Seçim sonuçları iki yönlüdür. Birinde tamamen kaybedersiniz ya da oyunuz düşüşe geçer. İkincisinde de kazanan taraf olursunuz. Her iki şekilde de aslında size bir mesaj verilmiş olur. Kazananı olmak bir yana, sandık başına giden seçmen “size güvenmiyoruz” demiş ve bütün desteğini çekmişse, zaten piliniz bitmiş demektir. Ama seçmen “başkasını desteklemem ama kendine gelmen için şimdilik seni de desteklemiyorum” demişse, işte orada durup düşünmenin zamanı gelmiş demektir.
Şimdi ben bakıyorum seçim sonuçlarına, “mesajı aldık, gerekeni yapacağız” diyen bir tek kişi var, o da Cumhurbaşkanı Erdoğan.

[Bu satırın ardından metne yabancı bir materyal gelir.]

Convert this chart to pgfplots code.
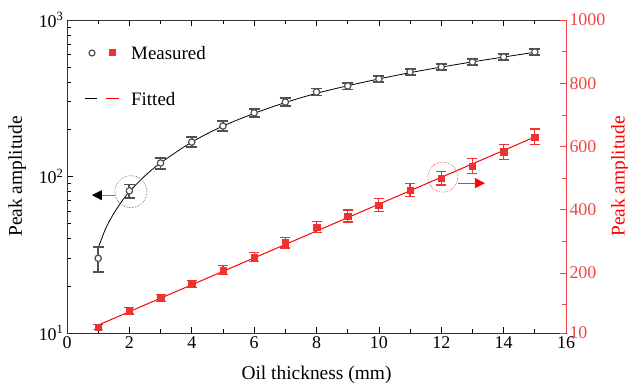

Vekillere bakıyorum, teşkilatlara bakıyorum, il ve ilçe yöneticilerine bakıyorum, değişen hiçbir şey yok. Sanki seçimin bu şekilde sonuçlanmış olmasının sebebi tek başına Erdoğan’mış gibi davranıyorlar. Halbuki meselenin bu noktaya ulaşmış olmasının baş aktörü kendileri. Ama onlara sorarsanız hiçbir kusur ve kabahatleri yok. Tek sorumlu, tek suçlu ve tek kabahatli Cumhurbaşkanı Erdoğan.
Koskoca Cumhurbaşkanı kalkıyor, mesajı aldığını ifade edecek kadar büyük olgunluk gösteriyor ama yereldeki uzantılara bakıyorsunuz, kendilerinden hariç herkesi suçluyorlar maşallah. Bunu Erzurum özelinde söylemiyorum, tüm teşkilatlar için diyorum. Neredeyse tamamına yakını seçmeni suçluyor, “nankör” yakıştırması yapıyor. Kimisi emekliyi suçluyor, kimisi memuru, kimisi çalışanı suçluyor. Ama hiçbirisi de kalkıp kendi şımarıklığından bahsetmiyor mesela.
Ben Erdoğan’ın samimiyetine inanıyorum, kendisine de güveniyorum. Tabi sesimi duyar mı duymaz mı bilmiyorum ama bu yok aklımla ona teşkilatlarını şikayet etmeyi büyük bir gereklilik olarak görüyorum. Sayın Cumhurbaşkanım, siz bu teşkilatlarla yol yürüyemezsiniz, çünkü 31 Mart seçim sonuçlarını şimdiden unuttular bile. Üstelik bu sonuçlara kendileri sebep oldukları halde.